As we have no real AI (yet), might I suggest two bio-tech solutions:
1. A human -- Delegation is important. There are plenty humans out there, and they're pretty cheap nowadays.
2. A prescription for Provigil.
Jon
twodragons.com
However, I want to redesign email completely, to "email without walls". Take off all its frames, boxes, folders, etc. And make it into a stream that you then push around on a cloud on your desktop:
http://secondthoughts.typepad.com/second_though...
My solution, which has worked very well, was to put all email older than 18 months in a specific folder and instruct Google to not synchronize that folder with my mail client (this "non synching" is possible via a new Google Labs feature).
When I have to find an email that's older than 18 months, I'm able to log in to my branded gmail interface to find it, but it's very much worth the trade-off of a smoothly functioning Mac Mail interface.
On a somewhat related note, I've hooked Google Voice into my iPhone voicemail. Here's a video on how I did that: http://vimeo.com/4382844
Regards,
DROdio
The way to power through Gmail is to master the keyboard shortcuts, label things, and archive them. Use filters to auto-archive less than time sensitive emails, when you can go through them at your leisure.

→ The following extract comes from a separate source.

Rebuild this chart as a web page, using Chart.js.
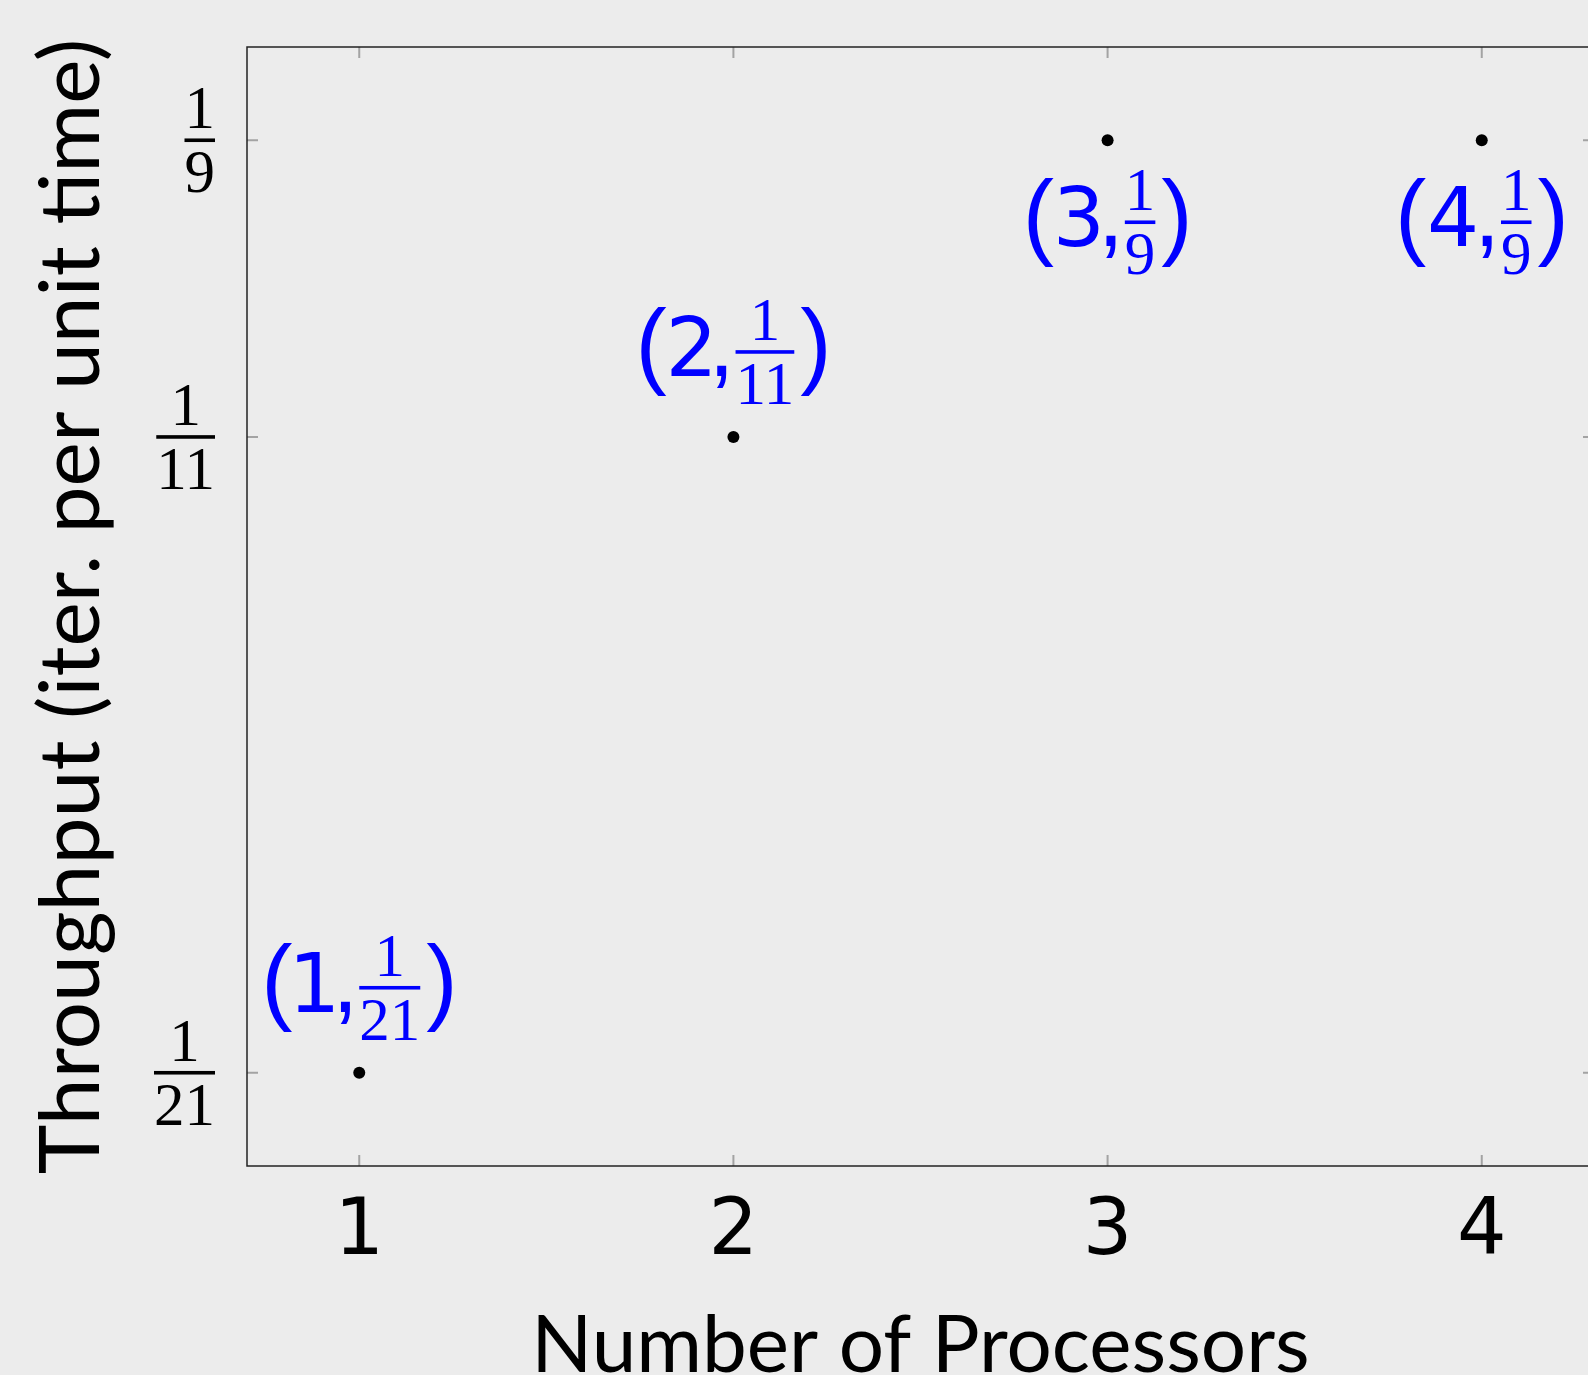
<!DOCTYPE html>
<html>
<head>
<meta charset="utf-8">
<title>Throughput vs number of processors</title>
<script src="https://cdn.jsdelivr.net/npm/chart.js@4.4.0/dist/chart.umd.min.js"></script>
<style>
  html, body { margin: 0; padding: 0; background: #ececec; overflow: hidden; }
  #wrap { width: 1600px; height: 1375px; }
</style>
</head>
<body>
<div id="wrap"><canvas id="chart" width="1600" height="1375"></canvas></div>
<script>
// data: throughput is 1/den iterations per unit time
const processors = [1, 2, 3, 4];
const throughputNum = [1, 1, 1, 1];
const throughputDen = [21, 11, 9, 9];

// axis ticks
const xTicks = [1, 2, 3, 4];
const yTickNum = [1, 1, 1];
const yTickDen = [21, 11, 9];

const xTitle = 'Number of Processors';
const yTitle = 'Throughput (iter. per unit time)';

const throughput = throughputNum.map((n, i) => n / throughputDen[i]);
const yTicks = yTickNum.map((n, i) => n / yTickDen[i]);

// pgfplots style: enlarge limits by 10% of the data range
const xPad = 0.1 * (Math.max(...processors) - Math.min(...processors));
const yPad = 0.1 * (Math.max(...yTicks) - Math.min(...yTicks));

const SANS = '"DejaVu Sans", sans-serif';
const THIN = '"Liberation Sans", sans-serif';
const SERIF = '"Liberation Serif", serif';
const TITLE_FONT = 'Lato, sans-serif';
const BLUE = '#0000ff';

// stacked fraction, bar starts at `left` and is centred on barY
function fracWidth(ctx, num, den) {
    ctx.font = '61px ' + SERIF;
    return Math.max(ctx.measureText(String(num)).width, ctx.measureText(String(den)).width);
}

function drawFrac(ctx, num, den, left, barY, color) {
    const w = fracWidth(ctx, num, den);
    ctx.fillStyle = color;
    ctx.fillRect(left, barY - 1.8, w, 3.6);
    ctx.textAlign = 'center';
    ctx.textBaseline = 'alphabetic';
    ctx.fillText(String(num), left + w / 2, barY - 12);
    ctx.fillText(String(den), left + w / 2, barY + 52);
}

// draws text so that its ink starts at x, returns where the ink ends
function inkText(ctx, text, x, baseline) {
    const m = ctx.measureText(text);
    ctx.fillText(text, x + m.actualBoundingBoxLeft, baseline);
    return x + m.actualBoundingBoxLeft + m.actualBoundingBoxRight;
}

function inkWidth(ctx, text) {
    const m = ctx.measureText(text);
    return m.actualBoundingBoxLeft + m.actualBoundingBoxRight;
}

// "(x, num/den)" label centred on cx, fraction bar at barY
function drawPointLabel(ctx, cx, barY, xVal, num, den) {
    const g = [5, 7, 9, 6];
    ctx.textAlign = 'left';
    ctx.textBaseline = 'alphabetic';

    ctx.font = '94px ' + THIN;
    const lp = ctx.measureText('(');
    const parenBase = barY + (lp.actualBoundingBoxAscent - lp.actualBoundingBoxDescent) / 2;
    const lpW = inkWidth(ctx, '(');
    const rpW = inkWidth(ctx, ')');
    const commaW = inkWidth(ctx, ',');
    ctx.font = '82px ' + SANS;
    const digW = inkWidth(ctx, String(xVal));
    const fw = fracWidth(ctx, num, den);

    const total = lpW + digW + commaW + fw + rpW + g[0] + g[1] + g[2] + g[3];
    let x = cx - total / 2;

    ctx.fillStyle = BLUE;
    ctx.font = '94px ' + THIN;
    x = inkText(ctx, '(', x, parenBase) + g[0];
    ctx.font = '82px ' + SANS;
    x = inkText(ctx, String(xVal), x, barY + 24) + g[1];
    ctx.font = '94px ' + THIN;
    x = inkText(ctx, ',', x, barY + 24) + g[2];
    drawFrac(ctx, num, den, x, barY, BLUE);
    x += fw + g[3];
    ctx.textAlign = 'left';
    ctx.font = '94px ' + THIN;
    inkText(ctx, ')', x, parenBase);
}

const axesPlugin = {
    id: 'axesPlugin',
    afterDatasetsDraw(chart) {
        const ctx = chart.ctx;
        const area = chart.chartArea;
        const xs = chart.scales.x;
        const ys = chart.scales.y;
        ctx.save();

        // tick marks, inside, on all four sides
        ctx.strokeStyle = '#a3a3a3';
        ctx.lineWidth = 2;
        ctx.beginPath();
        xTicks.forEach(v => {
            const px = xs.getPixelForValue(v);
            ctx.moveTo(px, area.bottom); ctx.lineTo(px, area.bottom - 11);
            ctx.moveTo(px, area.top); ctx.lineTo(px, area.top + 11);
        });
        yTicks.forEach(v => {
            const py = ys.getPixelForValue(v);
            ctx.moveTo(area.left, py); ctx.lineTo(area.left + 11, py);
            ctx.moveTo(area.right, py); ctx.lineTo(area.right - 11, py);
        });
        ctx.stroke();

        // frame
        ctx.strokeStyle = '#222';
        ctx.lineWidth = 1.5;
        ctx.strokeRect(area.left, area.top, area.right - area.left, area.bottom - area.top);

        // x tick labels
        ctx.fillStyle = '#000';
        ctx.font = '78px ' + SANS;
        ctx.textAlign = 'center';
        ctx.textBaseline = 'alphabetic';
        xTicks.forEach(v => {
            ctx.fillText(String(v), xs.getPixelForValue(v), 1254);
        });

        // y tick labels as fractions, right aligned
        yTicks.forEach((v, i) => {
            const w = fracWidth(ctx, yTickNum[i], yTickDen[i]);
            drawFrac(ctx, yTickNum[i], yTickDen[i], area.left - 32 - w, ys.getPixelForValue(v), '#000');
        });

        // point labels: above, except at the top of the range where they go below
        const yMax = Math.max(...throughput);
        processors.forEach((p, i) => {
            const px = xs.getPixelForValue(p);
            const py = ys.getPixelForValue(throughput[i]);
            const below = throughput[i] === yMax;
            drawPointLabel(ctx, px, below ? py + 82 : py - 85, p, throughputNum[i], throughputDen[i]);
        });

        // axis titles
        ctx.fillStyle = '#000';
        ctx.textAlign = 'center';
        ctx.textBaseline = 'alphabetic';
        ctx.font = '80px ' + TITLE_FONT;
        ctx.fillText(xTitle, (area.left + area.right) / 2, 1372);

        ctx.font = '84px ' + TITLE_FONT;
        ctx.save();
        ctx.translate(99, (area.top + area.bottom) / 2);
        ctx.rotate(-Math.PI / 2);
        ctx.fillText(yTitle, 0, 0);
        ctx.restore();

        ctx.restore();
    }
};

const ctx = document.getElementById('chart').getContext('2d');
new Chart(ctx, {
    type: 'scatter',
    data: {
        datasets: [{
            data: processors.map((p, i) => ({ x: p, y: throughput[i] })),
            pointRadius: 6,
            pointHoverRadius: 6,
            pointBackgroundColor: '#000',
            pointBorderWidth: 0
        }]
    },
    options: {
        responsive: false,
        animation: false,
        devicePixelRatio: 1,
        layout: { padding: { top: 47, right: 6, left: 0, bottom: 0 } },
        plugins: {
            legend: { display: false },
            tooltip: { enabled: false }
        },
        scales: {
            x: {
                type: 'linear',
                min: Math.min(...processors) - xPad,
                max: Math.max(...processors) + xPad,
                grid: { display: false, drawTicks: false },
                border: { display: false },
                ticks: { display: false },
                afterFit: s => { s.height = 209; }
            },
            y: {
                type: 'linear',
                min: Math.min(...yTicks) - yPad,
                max: Math.max(...yTicks) + yPad,
                grid: { display: false, drawTicks: false },
                border: { display: false },
                ticks: { display: false },
                afterFit: s => { s.width = 247; }
            }
        }
    },
    plugins: [axesPlugin]
});
</script>
</body>
</html>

Unsubscribe from any informative newsletters, etc..and use Google Reader and RSS (again, keyboard shortcuts)
Install Google Gears for off-line access.
Good luck -- lots of great ideas from your readers in this forum!
We are Gist (www.gist.com) are also trying to tackle some of these issues with federating messages from multiple places (email and twitter) as well as providing some smarts on "priority". While we have not set out to build a new email client just yet, we are working on the problem space on helping you control to flow of information and making it more actionable.